What financial provision are the Government making to ensure that the FCA and the Bank have the relevant staff and resourcing to do this very important job that he is asking us to bestow on them? There does not seem to be any information about the impact on those who will acquire the extra burdens of doing this work, or the likely cost to the Government, the Bank, the FCA and any other authorities, of carrying it out in a way that will work as well as their current arrangements.

--- Later in debate ---
John Glen Portrait John Glen
- Hansard - - - Excerpts

Because I wanted the opportunity to explain face to face in the Committee and, given the need to secure the SIs for industry, as I made clear in the quotation from TheCityUK, it is not the perfect process. [Interruption.] I understand the point that the hon. Lady makes but I think I have responded to it as reasonably as I can.

Kirsty Blackman Portrait Kirsty Blackman
- Hansard - -

Lastly, although the Minister has not said it, it appears to me that the issue might be with the Regulatory Policy Committee not getting through the impact assessments that are sent to it. Given that we are going to have an awful lot of SIs and, presumably, an awful lot of impact assessments, that is likely to become more of a problem. Is it necessary for the assessment to go to the Regulatory Policy Committee? Is there a way we could see it without it going to the RPC?

John Glen Portrait John Glen
- Hansard - - - Excerpts

The responsibility rests ultimately with me and my officials, and I have to take it on board. It is for me to be accountable for the impact assessments—I am not blaming anyone else. I will continue to do everything I can over the coming hours and days.

The hon. Lady mentioned impact. The draft regulations will not place new regulatory burdens on UK firms. We expect a one-off familiarisation cost for legal experts to examine the draft regulations, which we estimate will have an impact on just over 400 firms and cost £350,000 in total.

The regulatory requirements for trade repositories as defined in title VII of EMIR, will remain largely unchanged.
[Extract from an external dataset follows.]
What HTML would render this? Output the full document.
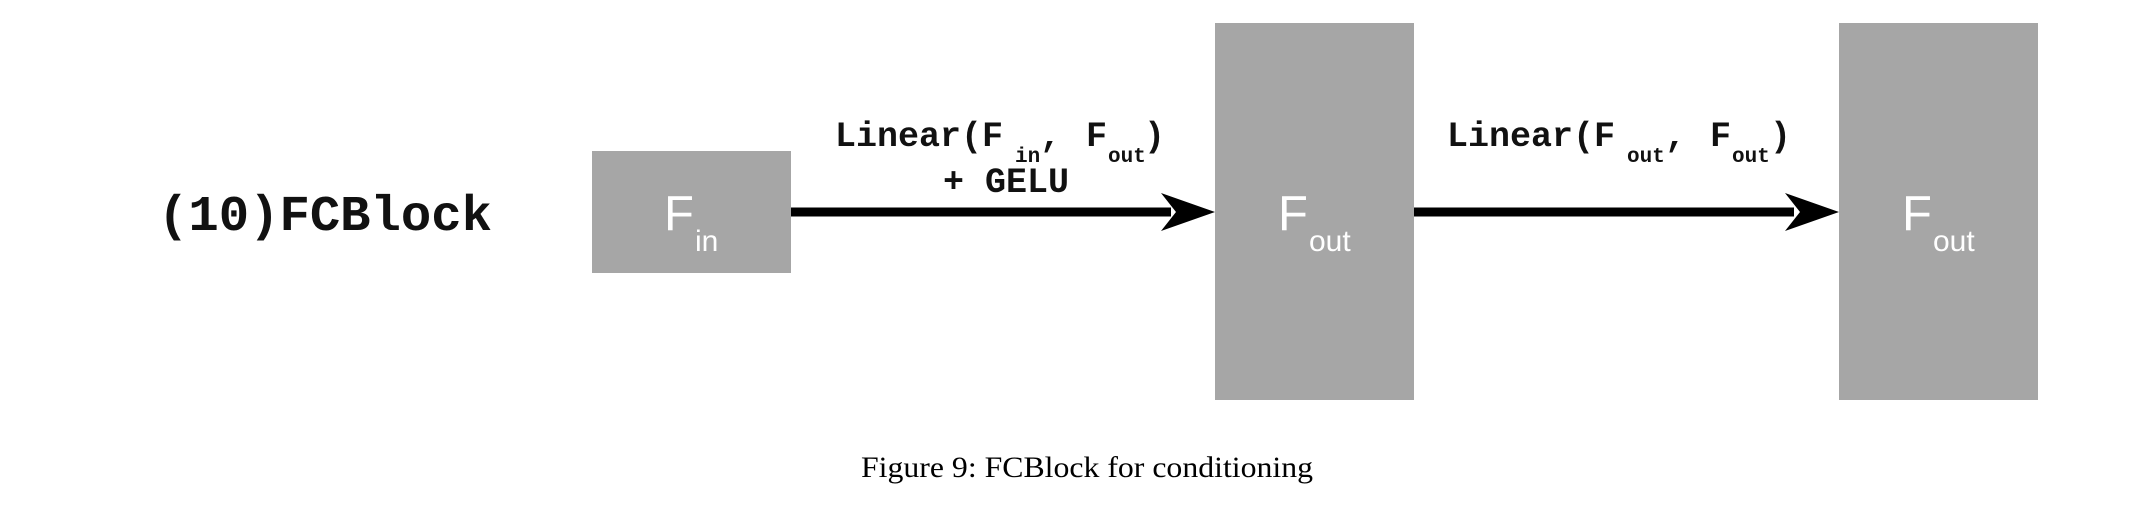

The FCA has been given the power to supervise trade repositories against those requirements, but it has been in close engagement with trade repositories to ensure that their transition is as smooth as possible. Trade repositories will have to familiarise themselves with changes to the supervision and enforcement procedures under the UK regime, but we do not anticipate that that will be burdensome or that the familiarisation costs will be high.

The hon. Member for Oxford East asked how likely the FCA is to use the power to suspend the reporting obligation. It is almost certain that it will not need to use that power because the trade repositories regulations enable it to process advance applications for new trade repositories, or convert authorisations for existing UK trade repositories, to ensure that the UK has operational trade repositories from exit day.